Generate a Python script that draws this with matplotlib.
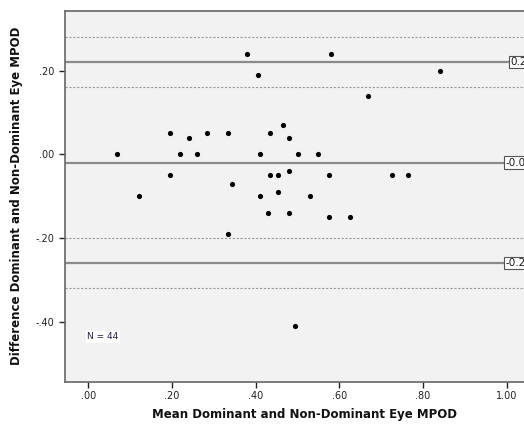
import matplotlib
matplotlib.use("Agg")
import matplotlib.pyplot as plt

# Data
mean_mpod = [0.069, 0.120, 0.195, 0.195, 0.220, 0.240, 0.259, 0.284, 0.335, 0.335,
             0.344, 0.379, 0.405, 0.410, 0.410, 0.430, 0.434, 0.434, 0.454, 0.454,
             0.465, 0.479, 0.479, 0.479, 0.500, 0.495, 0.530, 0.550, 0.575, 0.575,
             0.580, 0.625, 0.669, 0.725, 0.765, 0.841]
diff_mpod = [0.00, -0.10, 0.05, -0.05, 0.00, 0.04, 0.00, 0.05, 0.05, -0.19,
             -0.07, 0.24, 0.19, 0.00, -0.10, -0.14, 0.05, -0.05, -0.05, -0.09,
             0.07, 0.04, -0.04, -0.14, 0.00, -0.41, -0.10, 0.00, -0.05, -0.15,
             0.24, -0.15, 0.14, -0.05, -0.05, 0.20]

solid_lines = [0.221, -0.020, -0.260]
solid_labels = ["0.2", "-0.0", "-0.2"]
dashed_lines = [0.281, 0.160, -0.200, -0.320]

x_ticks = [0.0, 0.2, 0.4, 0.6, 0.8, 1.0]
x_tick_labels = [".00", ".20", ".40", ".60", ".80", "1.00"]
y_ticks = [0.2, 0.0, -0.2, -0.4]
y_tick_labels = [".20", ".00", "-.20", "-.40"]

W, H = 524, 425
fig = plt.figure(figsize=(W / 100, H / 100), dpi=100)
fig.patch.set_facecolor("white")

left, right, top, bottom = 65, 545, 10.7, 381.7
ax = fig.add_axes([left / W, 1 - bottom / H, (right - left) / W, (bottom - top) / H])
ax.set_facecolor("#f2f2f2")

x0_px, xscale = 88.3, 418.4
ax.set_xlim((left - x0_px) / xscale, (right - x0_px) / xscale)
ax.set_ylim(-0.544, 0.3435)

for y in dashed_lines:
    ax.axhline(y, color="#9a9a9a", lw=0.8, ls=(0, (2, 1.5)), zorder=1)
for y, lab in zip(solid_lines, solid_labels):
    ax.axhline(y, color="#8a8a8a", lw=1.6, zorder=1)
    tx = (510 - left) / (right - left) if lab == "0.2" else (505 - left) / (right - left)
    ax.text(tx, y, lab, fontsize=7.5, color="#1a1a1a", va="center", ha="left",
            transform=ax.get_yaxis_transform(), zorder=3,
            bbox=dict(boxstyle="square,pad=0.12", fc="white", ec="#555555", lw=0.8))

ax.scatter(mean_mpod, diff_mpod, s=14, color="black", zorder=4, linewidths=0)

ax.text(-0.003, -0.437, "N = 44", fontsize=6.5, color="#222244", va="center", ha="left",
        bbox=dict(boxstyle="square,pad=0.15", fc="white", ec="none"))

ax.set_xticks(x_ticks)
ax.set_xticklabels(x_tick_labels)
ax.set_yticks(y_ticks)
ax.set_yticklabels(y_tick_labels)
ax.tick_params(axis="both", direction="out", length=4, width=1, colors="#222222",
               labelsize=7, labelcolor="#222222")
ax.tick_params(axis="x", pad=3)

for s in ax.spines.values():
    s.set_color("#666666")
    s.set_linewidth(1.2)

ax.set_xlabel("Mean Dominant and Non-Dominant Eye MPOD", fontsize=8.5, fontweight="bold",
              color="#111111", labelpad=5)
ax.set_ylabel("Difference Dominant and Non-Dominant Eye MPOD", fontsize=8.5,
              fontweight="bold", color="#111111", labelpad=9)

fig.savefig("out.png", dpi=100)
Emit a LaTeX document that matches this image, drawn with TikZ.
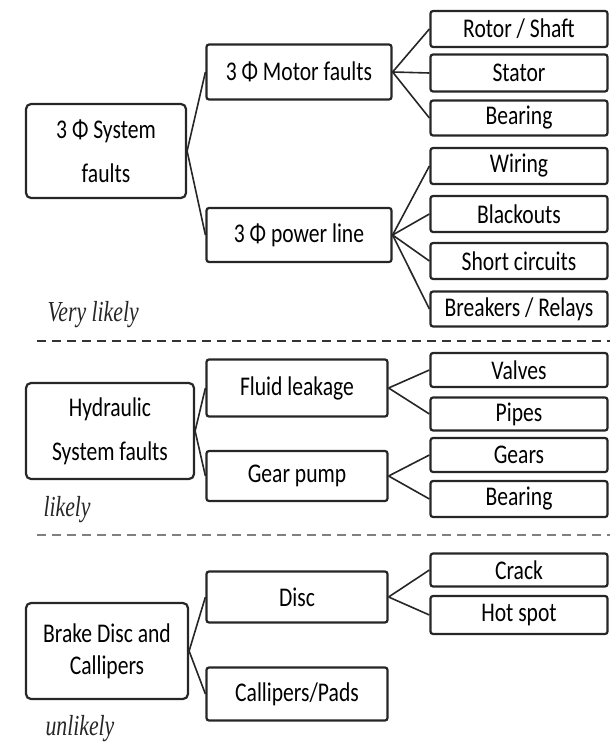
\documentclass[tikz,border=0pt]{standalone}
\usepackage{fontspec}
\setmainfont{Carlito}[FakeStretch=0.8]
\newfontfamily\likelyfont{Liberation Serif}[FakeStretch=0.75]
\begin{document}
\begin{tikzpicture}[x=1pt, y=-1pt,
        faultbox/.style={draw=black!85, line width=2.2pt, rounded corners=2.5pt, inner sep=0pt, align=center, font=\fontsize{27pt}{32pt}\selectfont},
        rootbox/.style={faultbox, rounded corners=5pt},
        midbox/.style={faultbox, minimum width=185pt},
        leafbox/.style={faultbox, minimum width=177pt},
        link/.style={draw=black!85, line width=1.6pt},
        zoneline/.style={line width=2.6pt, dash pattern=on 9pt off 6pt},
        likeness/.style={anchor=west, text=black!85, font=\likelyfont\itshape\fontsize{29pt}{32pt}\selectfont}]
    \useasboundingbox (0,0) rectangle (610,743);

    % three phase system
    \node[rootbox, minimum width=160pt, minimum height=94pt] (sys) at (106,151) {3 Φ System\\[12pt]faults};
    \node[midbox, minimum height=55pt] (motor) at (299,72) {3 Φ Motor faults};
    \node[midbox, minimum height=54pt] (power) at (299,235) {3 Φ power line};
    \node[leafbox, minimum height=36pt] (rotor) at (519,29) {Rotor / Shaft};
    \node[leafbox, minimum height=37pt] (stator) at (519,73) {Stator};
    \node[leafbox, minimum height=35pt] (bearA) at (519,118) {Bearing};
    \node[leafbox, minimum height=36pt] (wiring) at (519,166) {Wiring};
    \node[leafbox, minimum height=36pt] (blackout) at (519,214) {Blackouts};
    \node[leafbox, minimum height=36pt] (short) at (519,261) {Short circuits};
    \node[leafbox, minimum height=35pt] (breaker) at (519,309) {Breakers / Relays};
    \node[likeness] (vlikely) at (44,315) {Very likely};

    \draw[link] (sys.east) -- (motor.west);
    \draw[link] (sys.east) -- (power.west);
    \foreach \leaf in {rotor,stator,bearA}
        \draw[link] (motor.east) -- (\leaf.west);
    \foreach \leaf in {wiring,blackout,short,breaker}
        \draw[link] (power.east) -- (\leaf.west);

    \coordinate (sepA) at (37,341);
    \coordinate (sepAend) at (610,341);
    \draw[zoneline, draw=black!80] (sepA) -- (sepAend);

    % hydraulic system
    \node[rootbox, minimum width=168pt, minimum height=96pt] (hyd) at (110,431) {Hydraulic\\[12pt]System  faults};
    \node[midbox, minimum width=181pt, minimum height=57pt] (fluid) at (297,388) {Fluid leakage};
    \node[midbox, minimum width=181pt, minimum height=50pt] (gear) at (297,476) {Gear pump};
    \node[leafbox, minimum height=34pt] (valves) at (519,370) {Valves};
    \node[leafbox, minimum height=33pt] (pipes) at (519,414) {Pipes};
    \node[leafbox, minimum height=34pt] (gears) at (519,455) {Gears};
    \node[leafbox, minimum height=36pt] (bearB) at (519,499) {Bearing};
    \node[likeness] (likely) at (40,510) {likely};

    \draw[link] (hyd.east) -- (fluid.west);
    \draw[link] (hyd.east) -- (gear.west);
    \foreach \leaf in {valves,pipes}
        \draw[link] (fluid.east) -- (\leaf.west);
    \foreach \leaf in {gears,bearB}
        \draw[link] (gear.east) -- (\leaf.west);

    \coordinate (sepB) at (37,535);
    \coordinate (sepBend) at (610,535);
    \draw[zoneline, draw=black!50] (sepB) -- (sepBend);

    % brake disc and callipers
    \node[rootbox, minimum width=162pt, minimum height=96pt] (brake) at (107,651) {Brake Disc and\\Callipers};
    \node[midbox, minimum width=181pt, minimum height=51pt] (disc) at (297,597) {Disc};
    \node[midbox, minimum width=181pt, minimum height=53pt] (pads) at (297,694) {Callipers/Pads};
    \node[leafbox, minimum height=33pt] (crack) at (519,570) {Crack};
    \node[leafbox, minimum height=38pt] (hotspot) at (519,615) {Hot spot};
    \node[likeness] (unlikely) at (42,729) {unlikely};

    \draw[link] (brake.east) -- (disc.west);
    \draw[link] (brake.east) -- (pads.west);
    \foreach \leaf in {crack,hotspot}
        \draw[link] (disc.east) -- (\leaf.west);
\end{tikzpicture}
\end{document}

WHAT YOU ARE ASKED TO DO. Repeat the listing above exactly from its first line to the line containing "import matplotlib.pyplot as plt", both included, and omit the pictures.

TASK RESPONSE.
Generate a Python script that draws this with matplotlib.
import matplotlib
matplotlib.use("Agg")
import matplotlib.pyplot as plt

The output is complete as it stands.